**Aim of the exercise**
Without any pictures, restate the lines from the one containing "Write a Python" to the one containing "y_ticks = [0, 2, 4, 6, 8, 10, 12]", word for word, ends included.

Records with drawing code:
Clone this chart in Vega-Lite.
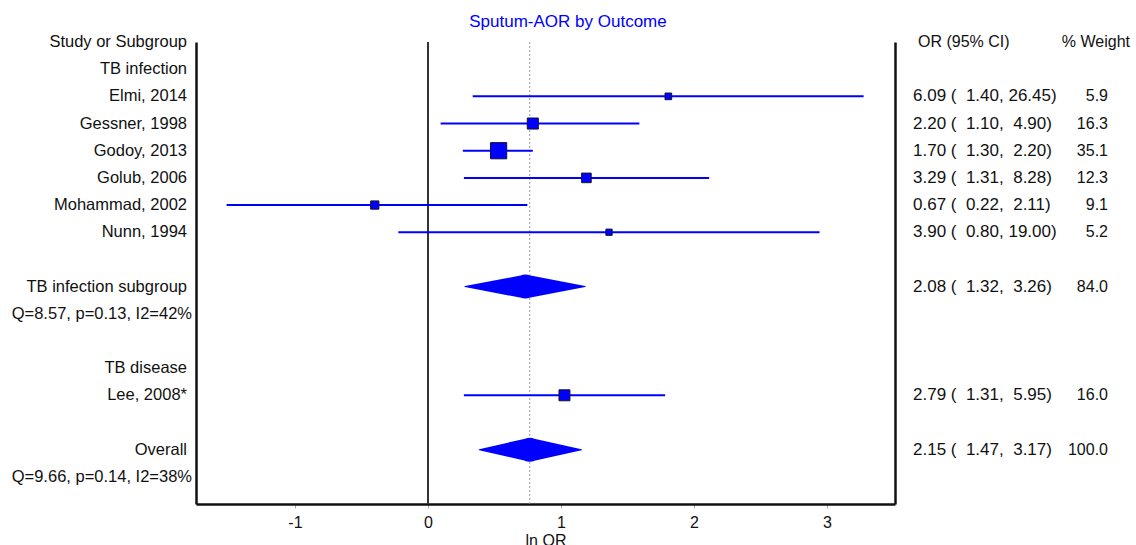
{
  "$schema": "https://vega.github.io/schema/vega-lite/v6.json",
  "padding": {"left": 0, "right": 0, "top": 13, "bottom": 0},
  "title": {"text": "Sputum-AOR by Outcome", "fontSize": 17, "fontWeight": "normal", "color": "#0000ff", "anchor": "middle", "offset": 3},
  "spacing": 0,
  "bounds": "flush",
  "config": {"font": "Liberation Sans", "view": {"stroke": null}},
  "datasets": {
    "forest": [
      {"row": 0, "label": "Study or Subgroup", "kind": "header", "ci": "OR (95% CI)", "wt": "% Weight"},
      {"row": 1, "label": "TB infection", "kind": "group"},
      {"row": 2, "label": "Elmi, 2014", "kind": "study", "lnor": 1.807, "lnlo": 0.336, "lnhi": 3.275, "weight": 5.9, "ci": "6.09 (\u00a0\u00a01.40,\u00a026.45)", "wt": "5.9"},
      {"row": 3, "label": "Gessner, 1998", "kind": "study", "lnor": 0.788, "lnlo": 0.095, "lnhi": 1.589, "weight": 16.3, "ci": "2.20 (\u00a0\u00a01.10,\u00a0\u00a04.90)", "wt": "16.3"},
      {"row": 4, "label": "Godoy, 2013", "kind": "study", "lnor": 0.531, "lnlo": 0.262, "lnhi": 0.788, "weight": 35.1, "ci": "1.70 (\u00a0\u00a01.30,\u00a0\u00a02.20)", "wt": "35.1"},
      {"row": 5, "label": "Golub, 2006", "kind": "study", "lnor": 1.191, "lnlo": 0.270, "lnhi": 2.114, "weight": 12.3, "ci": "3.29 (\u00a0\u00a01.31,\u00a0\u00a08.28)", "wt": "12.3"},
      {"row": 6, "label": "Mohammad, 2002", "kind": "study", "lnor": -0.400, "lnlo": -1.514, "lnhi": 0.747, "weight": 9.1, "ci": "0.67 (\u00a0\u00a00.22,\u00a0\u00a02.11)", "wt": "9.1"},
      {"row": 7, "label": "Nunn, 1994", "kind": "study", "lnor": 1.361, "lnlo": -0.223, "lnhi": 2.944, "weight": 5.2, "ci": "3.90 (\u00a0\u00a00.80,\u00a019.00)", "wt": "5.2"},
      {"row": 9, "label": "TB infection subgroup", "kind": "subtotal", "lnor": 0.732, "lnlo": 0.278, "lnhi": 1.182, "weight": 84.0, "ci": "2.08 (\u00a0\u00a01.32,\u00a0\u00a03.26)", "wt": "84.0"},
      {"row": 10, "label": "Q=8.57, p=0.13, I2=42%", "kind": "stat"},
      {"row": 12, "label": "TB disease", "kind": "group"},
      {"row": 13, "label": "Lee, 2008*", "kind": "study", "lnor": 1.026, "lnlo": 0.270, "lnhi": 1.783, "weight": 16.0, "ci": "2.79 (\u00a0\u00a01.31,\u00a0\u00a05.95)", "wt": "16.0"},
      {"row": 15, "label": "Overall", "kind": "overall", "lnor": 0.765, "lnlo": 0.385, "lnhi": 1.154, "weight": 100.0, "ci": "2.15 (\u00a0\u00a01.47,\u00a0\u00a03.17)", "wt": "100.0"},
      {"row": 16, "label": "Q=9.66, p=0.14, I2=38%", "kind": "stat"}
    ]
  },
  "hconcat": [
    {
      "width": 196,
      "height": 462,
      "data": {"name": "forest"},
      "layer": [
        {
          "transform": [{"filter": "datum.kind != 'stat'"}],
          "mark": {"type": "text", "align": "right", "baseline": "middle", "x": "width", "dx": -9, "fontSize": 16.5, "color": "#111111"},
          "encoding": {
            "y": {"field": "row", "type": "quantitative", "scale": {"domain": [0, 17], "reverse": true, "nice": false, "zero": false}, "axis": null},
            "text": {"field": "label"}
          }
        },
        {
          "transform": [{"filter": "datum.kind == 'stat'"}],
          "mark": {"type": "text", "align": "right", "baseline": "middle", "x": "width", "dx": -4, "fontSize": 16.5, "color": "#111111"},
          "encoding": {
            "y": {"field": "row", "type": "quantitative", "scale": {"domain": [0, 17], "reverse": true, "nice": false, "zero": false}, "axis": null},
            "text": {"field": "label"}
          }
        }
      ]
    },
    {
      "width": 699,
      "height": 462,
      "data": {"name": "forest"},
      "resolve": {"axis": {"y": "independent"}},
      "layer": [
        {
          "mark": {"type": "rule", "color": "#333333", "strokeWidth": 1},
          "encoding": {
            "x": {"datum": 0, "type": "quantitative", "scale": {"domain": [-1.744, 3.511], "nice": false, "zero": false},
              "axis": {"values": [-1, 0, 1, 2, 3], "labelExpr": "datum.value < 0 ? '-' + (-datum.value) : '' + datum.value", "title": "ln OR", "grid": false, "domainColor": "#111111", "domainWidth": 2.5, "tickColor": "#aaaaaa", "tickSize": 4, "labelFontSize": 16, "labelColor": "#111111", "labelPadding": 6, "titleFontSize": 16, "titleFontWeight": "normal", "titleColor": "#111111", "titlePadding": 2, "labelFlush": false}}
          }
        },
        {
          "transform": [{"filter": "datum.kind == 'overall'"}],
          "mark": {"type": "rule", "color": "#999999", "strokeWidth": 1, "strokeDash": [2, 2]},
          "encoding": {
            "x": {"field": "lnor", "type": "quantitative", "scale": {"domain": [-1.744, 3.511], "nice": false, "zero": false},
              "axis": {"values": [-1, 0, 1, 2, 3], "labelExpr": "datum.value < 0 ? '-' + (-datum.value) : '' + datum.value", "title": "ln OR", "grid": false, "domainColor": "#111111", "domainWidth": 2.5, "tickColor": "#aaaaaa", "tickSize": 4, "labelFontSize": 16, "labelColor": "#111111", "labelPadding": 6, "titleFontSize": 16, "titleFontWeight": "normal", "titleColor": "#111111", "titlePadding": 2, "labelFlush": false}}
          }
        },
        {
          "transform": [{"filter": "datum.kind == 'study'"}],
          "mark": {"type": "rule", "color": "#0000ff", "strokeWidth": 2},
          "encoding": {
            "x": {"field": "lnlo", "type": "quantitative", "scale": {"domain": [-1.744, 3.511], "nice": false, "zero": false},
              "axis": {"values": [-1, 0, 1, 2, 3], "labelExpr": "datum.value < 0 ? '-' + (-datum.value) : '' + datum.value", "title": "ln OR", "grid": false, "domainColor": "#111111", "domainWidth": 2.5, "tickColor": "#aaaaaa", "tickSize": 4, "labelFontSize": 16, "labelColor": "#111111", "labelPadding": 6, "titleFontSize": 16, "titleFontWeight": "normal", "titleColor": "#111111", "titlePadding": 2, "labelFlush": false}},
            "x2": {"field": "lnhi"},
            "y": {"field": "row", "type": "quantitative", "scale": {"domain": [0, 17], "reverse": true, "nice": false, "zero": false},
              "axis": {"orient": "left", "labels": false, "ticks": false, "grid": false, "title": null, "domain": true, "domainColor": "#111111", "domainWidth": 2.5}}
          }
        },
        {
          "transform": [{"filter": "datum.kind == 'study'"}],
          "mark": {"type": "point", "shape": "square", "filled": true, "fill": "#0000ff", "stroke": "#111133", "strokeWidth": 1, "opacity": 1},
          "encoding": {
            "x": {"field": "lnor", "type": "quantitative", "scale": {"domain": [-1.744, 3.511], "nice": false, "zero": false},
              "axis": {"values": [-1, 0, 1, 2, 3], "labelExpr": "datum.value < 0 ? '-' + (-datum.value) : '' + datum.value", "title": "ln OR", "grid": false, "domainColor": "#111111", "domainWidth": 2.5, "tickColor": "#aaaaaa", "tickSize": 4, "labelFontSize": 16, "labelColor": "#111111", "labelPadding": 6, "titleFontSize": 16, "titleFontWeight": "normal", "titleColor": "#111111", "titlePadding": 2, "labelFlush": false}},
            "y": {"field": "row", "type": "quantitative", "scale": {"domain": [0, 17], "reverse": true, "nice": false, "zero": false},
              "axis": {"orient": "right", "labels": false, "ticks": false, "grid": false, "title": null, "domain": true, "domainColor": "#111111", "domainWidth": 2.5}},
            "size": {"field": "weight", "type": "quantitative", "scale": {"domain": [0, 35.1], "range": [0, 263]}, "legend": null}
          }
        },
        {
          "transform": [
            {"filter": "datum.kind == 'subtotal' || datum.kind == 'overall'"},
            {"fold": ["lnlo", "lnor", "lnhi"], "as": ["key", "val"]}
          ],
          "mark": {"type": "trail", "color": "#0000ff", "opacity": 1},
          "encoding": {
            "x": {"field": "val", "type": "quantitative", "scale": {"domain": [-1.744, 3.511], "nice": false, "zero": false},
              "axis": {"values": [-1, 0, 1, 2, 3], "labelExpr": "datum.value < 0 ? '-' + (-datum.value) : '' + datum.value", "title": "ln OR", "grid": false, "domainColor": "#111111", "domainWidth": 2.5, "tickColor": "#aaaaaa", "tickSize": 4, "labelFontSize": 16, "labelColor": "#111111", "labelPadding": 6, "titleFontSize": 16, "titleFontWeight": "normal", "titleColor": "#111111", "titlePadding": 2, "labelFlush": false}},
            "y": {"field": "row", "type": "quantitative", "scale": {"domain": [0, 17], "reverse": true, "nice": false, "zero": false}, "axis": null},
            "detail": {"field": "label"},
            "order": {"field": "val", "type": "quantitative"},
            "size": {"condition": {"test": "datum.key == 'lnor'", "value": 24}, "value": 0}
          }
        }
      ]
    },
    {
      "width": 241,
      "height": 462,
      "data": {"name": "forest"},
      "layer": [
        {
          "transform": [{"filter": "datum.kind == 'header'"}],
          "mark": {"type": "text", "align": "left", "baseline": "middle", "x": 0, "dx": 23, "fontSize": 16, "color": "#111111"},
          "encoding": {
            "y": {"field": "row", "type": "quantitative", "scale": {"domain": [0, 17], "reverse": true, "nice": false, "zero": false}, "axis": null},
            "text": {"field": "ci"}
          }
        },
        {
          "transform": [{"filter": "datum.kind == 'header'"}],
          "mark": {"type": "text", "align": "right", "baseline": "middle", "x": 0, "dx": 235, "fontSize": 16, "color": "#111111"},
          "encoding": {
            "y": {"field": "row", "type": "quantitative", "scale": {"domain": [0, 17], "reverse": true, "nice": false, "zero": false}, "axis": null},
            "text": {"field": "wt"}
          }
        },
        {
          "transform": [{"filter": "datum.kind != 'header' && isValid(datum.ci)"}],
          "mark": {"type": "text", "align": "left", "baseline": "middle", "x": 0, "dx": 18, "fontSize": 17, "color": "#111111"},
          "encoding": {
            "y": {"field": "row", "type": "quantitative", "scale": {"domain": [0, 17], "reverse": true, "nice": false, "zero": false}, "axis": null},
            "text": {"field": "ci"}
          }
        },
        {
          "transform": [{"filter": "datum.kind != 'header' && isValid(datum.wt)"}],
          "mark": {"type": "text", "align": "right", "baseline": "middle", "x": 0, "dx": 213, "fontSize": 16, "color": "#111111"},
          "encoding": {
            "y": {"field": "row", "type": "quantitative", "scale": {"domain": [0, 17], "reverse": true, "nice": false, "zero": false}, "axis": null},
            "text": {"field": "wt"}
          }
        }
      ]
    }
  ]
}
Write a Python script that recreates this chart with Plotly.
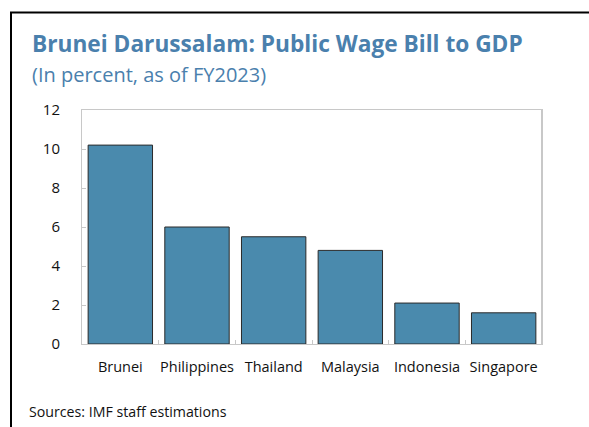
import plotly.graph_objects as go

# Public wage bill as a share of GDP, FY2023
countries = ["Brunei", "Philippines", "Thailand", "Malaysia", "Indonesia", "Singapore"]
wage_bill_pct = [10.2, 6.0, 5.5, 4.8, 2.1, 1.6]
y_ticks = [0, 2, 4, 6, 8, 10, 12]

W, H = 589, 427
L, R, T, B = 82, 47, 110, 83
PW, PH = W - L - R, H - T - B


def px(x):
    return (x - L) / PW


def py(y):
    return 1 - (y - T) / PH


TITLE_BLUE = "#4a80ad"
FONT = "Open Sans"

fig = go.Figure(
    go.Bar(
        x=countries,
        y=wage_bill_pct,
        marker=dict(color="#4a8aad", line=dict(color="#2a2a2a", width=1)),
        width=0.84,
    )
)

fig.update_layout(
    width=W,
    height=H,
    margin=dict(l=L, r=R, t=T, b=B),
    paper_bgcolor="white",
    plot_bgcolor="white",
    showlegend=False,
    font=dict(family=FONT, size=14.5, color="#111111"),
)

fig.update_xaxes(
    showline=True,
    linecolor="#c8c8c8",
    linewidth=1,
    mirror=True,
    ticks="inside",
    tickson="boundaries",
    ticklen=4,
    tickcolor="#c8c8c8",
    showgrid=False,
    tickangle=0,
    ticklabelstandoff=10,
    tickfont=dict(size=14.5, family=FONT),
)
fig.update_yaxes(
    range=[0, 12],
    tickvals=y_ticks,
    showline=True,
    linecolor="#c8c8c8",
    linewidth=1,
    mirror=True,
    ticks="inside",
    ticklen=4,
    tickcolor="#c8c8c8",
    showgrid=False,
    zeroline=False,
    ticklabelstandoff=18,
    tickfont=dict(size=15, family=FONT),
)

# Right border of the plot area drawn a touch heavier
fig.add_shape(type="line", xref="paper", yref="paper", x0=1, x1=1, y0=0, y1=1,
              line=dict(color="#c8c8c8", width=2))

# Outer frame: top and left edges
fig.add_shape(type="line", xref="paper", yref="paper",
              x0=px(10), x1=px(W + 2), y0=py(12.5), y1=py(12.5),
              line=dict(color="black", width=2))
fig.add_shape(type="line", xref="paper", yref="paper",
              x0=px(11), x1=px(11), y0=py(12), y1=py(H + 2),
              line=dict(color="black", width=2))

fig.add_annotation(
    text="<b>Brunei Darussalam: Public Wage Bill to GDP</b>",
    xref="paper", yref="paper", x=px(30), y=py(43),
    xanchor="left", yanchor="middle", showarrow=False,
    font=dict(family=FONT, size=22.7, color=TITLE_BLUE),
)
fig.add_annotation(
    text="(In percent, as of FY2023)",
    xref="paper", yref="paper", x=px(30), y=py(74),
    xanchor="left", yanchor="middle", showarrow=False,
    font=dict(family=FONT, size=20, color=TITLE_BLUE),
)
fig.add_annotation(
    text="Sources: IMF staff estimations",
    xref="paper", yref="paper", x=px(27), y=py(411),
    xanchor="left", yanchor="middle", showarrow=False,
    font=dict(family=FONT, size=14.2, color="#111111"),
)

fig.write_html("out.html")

**Final result**
Write a Python script that recreates this chart with Plotly.
import plotly.graph_objects as go

# Public wage bill as a share of GDP, FY2023
countries = ["Brunei", "Philippines", "Thailand", "Malaysia", "Indonesia", "Singapore"]
wage_bill_pct = [10.2, 6.0, 5.5, 4.8, 2.1, 1.6]
y_ticks = [0, 2, 4, 6, 8, 10, 12]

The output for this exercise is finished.